“Çığlık’taki tüm öykülerde dil’dir izlediğimiz, olay değil.” (Ahmet Oktay, “Çığlık”, Somut, Sayı 28, Şubat, 1983)
Ferit Edgü’nün “Çığlık” adlı öykü kitabı da diğer eserleri gibi oldukça özgün ve alışılmış kalıpları, kabulleri aşan bir eser.
“Bağırıyorum. Ama sesim çıkmıyor. Ateşi isteyen. Yeniden doğmayacak olsa bile yok olmayı isteyen bir kuşun çığlığı. Sanırım köpek duydu bu çığlığımı ve dönüp kaçmaya başladı.
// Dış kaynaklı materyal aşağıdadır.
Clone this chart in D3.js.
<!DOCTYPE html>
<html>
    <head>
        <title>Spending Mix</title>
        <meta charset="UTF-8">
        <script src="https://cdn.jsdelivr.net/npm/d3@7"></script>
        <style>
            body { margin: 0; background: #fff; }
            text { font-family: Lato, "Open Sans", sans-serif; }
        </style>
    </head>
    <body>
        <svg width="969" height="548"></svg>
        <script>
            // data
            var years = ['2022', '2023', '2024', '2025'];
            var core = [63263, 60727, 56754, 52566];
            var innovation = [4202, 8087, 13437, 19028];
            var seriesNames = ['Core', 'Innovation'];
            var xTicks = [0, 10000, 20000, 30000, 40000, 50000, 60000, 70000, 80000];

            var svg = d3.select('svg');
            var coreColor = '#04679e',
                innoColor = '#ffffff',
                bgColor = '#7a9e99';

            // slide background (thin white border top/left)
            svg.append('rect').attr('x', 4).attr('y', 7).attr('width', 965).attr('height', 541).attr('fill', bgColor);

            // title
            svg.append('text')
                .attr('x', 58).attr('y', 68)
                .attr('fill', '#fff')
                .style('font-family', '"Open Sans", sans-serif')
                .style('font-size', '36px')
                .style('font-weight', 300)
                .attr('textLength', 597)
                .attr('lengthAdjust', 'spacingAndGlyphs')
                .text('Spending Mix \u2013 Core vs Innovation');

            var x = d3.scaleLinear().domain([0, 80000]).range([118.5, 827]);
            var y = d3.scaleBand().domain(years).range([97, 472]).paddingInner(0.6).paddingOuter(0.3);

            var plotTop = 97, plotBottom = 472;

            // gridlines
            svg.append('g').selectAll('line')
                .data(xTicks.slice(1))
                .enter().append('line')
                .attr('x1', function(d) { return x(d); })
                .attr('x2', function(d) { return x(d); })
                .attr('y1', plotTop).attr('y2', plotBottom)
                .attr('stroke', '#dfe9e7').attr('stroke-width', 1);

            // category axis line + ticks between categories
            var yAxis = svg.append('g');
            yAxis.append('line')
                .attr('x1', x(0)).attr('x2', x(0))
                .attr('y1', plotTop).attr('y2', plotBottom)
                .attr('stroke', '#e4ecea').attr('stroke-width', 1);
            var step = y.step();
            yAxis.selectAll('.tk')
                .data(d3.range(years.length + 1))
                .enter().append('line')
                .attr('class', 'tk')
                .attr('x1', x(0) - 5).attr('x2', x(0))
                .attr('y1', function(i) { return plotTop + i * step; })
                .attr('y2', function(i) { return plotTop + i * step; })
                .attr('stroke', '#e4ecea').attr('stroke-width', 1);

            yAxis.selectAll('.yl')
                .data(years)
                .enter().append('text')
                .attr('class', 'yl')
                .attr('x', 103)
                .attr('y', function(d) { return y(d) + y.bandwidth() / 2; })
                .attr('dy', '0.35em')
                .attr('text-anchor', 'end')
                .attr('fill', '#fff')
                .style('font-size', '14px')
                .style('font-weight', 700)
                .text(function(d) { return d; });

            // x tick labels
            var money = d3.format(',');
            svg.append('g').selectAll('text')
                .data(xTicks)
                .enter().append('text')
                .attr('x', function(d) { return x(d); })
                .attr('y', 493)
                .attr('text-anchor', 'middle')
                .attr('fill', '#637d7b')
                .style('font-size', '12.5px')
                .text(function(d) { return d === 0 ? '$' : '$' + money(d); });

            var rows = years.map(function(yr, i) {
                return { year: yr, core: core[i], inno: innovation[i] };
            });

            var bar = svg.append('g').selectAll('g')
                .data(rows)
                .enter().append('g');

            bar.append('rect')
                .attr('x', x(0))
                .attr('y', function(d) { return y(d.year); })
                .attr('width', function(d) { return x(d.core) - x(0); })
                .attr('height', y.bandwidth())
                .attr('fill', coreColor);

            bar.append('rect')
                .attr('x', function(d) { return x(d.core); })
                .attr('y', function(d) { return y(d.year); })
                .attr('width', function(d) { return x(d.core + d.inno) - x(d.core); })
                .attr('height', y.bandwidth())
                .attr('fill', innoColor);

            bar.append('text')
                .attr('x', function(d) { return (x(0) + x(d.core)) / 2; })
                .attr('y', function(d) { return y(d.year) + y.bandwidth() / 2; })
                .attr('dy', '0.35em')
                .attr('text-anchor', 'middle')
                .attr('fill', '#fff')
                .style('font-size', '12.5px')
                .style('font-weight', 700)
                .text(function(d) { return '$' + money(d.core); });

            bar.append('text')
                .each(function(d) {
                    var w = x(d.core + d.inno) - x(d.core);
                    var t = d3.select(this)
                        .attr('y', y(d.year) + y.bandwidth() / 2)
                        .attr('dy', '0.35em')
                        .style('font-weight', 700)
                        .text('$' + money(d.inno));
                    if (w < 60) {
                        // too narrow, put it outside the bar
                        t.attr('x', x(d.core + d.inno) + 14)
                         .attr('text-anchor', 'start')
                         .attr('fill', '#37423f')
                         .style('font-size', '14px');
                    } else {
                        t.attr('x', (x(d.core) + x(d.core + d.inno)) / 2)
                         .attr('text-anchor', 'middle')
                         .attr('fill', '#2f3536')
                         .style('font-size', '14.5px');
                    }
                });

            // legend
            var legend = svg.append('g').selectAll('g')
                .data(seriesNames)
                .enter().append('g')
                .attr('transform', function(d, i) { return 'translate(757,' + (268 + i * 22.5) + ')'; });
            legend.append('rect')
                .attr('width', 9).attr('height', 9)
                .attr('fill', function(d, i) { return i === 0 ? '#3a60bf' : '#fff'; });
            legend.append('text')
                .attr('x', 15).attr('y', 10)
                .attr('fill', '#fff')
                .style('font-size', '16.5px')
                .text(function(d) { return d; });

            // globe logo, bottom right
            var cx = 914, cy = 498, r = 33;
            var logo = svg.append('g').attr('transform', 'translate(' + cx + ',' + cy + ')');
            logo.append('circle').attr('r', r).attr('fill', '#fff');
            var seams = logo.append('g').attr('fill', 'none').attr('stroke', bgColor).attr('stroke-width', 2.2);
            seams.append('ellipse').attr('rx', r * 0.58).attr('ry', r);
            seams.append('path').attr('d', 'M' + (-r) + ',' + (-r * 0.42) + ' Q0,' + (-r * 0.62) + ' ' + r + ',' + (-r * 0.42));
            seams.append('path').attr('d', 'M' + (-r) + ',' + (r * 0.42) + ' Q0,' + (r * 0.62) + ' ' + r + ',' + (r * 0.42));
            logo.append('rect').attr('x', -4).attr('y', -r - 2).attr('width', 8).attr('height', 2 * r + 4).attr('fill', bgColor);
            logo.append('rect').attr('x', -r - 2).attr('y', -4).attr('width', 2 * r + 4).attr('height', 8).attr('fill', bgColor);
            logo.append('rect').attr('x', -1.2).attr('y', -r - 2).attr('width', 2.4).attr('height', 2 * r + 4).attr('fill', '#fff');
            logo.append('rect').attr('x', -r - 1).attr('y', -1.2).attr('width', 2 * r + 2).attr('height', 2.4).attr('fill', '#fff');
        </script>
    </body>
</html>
Avcı şaşkın köpeğe ve çevresine bakıyor…” (s.8)
Yazar birinci bölümdeki “Deniz Kıyısında” adlı öyküsünün sonunda sorduğu, “Söyler misiniz, her öyküyü ille de bitirmek mi gerekir?” sorusuyla öykü kurgusuna ilişkin bakış açısını da ifade etmiş oluyor.
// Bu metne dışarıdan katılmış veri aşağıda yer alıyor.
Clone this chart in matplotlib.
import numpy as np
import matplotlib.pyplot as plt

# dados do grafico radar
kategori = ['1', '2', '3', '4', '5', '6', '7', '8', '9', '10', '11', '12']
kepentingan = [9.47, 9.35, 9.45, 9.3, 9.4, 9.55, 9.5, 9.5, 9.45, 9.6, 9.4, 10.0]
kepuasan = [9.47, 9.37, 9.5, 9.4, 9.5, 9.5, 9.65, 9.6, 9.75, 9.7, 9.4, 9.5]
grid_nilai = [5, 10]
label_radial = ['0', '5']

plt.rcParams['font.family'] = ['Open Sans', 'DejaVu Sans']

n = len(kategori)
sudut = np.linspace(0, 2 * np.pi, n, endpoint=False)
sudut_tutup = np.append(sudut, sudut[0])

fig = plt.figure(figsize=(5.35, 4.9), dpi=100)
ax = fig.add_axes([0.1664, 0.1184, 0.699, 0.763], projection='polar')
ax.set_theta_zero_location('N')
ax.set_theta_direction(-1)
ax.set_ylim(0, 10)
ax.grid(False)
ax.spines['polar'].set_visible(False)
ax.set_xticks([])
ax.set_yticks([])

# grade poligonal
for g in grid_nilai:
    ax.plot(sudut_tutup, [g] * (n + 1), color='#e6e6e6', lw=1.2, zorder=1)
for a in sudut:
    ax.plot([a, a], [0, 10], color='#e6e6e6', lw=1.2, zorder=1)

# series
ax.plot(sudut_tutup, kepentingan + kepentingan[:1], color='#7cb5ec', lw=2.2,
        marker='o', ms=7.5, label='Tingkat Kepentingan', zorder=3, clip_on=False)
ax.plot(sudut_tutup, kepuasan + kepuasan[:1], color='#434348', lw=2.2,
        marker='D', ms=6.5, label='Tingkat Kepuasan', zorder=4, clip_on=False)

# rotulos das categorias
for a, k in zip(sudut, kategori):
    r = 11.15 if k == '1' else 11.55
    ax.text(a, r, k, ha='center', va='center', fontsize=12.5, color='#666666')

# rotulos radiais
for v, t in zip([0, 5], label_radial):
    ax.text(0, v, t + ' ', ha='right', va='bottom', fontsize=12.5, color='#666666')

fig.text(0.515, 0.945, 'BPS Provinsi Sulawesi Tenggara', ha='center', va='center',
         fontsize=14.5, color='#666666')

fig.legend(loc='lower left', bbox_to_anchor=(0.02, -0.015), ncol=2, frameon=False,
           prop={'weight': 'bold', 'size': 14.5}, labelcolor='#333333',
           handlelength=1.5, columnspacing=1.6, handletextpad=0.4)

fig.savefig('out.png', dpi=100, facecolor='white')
Ferit Edgü’nün tüm öykülerinde gördüğümüz olayları ele alış ve anlatım özgünlüğü yazarın eserlerinde bilinçli olarak yarattığı boşluklar ve merak unsuruyla daha da pekişiyor.
Kitabın “Parçalar” başlıklı bölümünde, yazarın yarım kalmış ve bitirmeye ömrünün yetmeyeceği kaygısıyla tamamlayamadan kitabına aldığı öykü taslakları yer alıyor. Yazarın bu öykü taslakları da tamamladığı öyküler kadar ilgiyle okunabilen metinler.Ferit Edgü ‘nün öyküleri; dil ve anlatımlarıyla, açık uçlu sonlarıyla, yazarın felsefi ifadeleriyle okuyucunun metni yeniden kurgulamasını sağlayabilecek boşluklar içeriyor.
“… Çok şükür görmüyor gözlerim
Ya kör olmayıp da
göremiyor olsaydım…” (s.38 )
Ferit Edgü ‘nün bu eseri de diğer eserleri gibi okuyucuya farklı okuma olanakları sunuyor ve okuyucuyu alışılmış öykü algısının dışına çıkarıp farklı öykülerle baş başa bırakıyor. Yazarın diğer eserleri gibi zevkle okunabilecek bir eser “Çığlık”. Ben eseri okurken oldukça keyif aldım. Sizlerin de Ferit Edgü’nün tarzını yansıtan öykülerini keyifle okuyacağınızı düşünüyorum.
Çığlık, Ada Yayınları, Ferit Edgü, İstanbul, 1982.